First we need the setting. We start with a set of objects called “vectors” and “scalars”; the usual rules of arithmetic (addition, multiplication, subtraction, division, distributive property) hold for the scalars and there is a type of addition for the vectors and scalars and the vectors “work together” in the intuitive way. Example: in the set of, say, differentiable functions, the scalars will be real numbers and we have rules such as a (f + g) =af + ag , etc. We could also use things like real numbers for scalars, and say, three dimensional vectors such as [a, b, c] More formally, we start with a vector space (sometimes called a linear space) which is defined as a set of vectors and scalars which obey the vector space axioms.

Now, we need a linear transformation, which is sometimes called a linear operator. A linear transformation (or operator) is a function L that obeys the following laws: L(\vec{v} + \vec{w}) = L(\vec{v}) + L(\vec{w} ) and L(a\vec{v}) = aL(\vec{v}) . Note that I am using \vec{v} to denote the vectors and the undecorated variable to denote the scalars. Also note that this linear transformation L might take one vector space to a different vector space.

Common linear transformations (and there are many others!) and their eigenvectors and eigenvalues.
Consider the vector space of two-dimensional vectors with real numbers as scalars. We can create a linear transformation by matrix multiplication:

L([x,y]^T) = \left[ \begin{array}{cc} a & b \\ c & d \end{array} \right] \left[ \begin{array}{c} x \\ y \end{array} \right]=\left[ \begin{array}{c} ax+ by \\ cx+dy \end{array} \right]  (note: [x,y]^T is the transpose of the row vector; we need to use a column vector for the usual rules of matrix multiplication to apply).

It is easy to check that the operation of matrix multiplying a vector on the left by an appropriate matrix is yields a linear transformation.
Here is a concrete example: L([x,y]^T) = \left[ \begin{array}{cc} 1 & 2 \\ 0 & 3 \end{array} \right] \left[ \begin{array}{c} x \\ y \end{array} \right]=\left[ \begin{array}{c} x+ 2y \\ 3y \end{array} \right]

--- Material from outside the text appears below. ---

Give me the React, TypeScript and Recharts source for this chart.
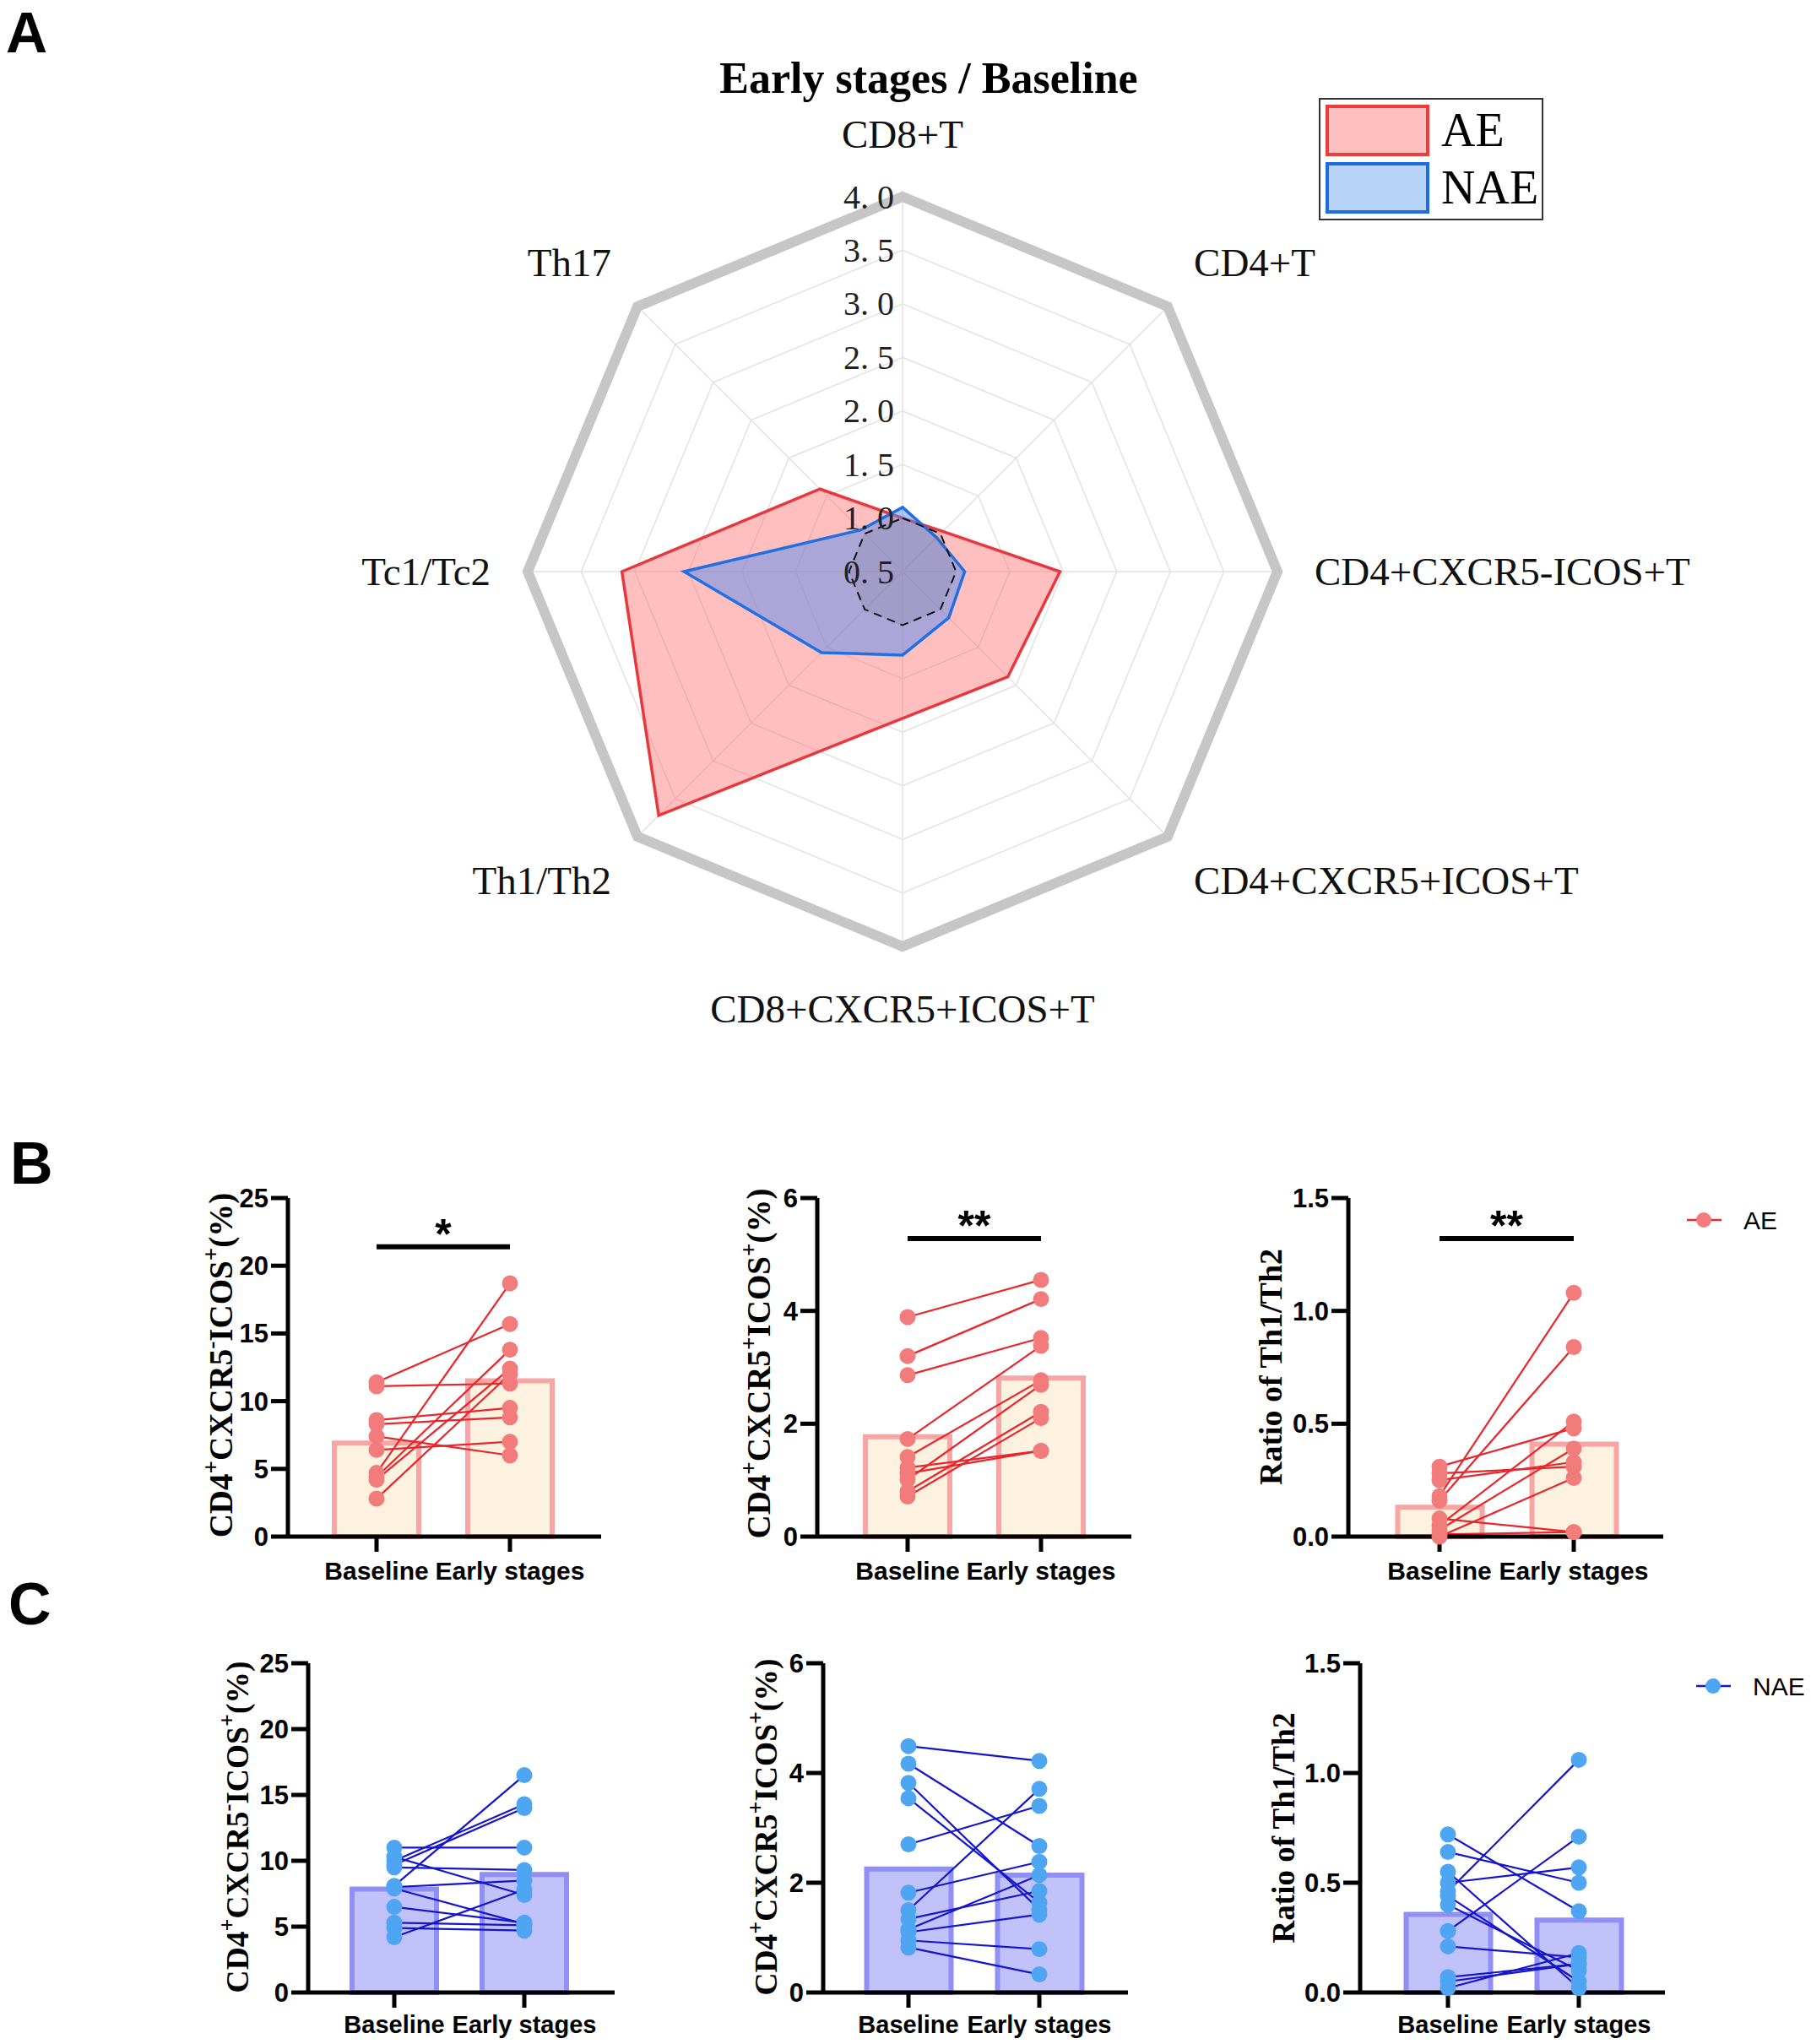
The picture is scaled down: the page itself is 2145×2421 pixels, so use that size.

So, does this linear transformation HAVE non-zero eigenvectors and eigenvalues? (not every one does).
Let’s see if we can find the eigenvectors and eigenvalues, provided they exist at all.

For [x,y]^T to be an eigenvector for L , remember that L([x,y]^T) = \lambda [x,y]^T for some real number \lambda

So, using the matrix we get: L([x,y]^T) = \left[ \begin{array}{cc} 1 & 2 \\ 0 & 3 \end{array} \right] \left[ \begin{array}{c} x \\ y \end{array} \right]= \lambda \left[ \begin{array}{c} x \\ y \end{array} \right] . So doing some algebra (subtracting the vector on the right hand side from both sides) we obtain \left[ \begin{array}{cc} 1 & 2 \\ 0 & 3 \end{array} \right] \left[ \begin{array}{c} x \\ y \end{array} \right] - \lambda \left[ \begin{array}{c} x \\ y \end{array} \right] = \left[ \begin{array}{c} 0 \\ 0 \end{array} \right]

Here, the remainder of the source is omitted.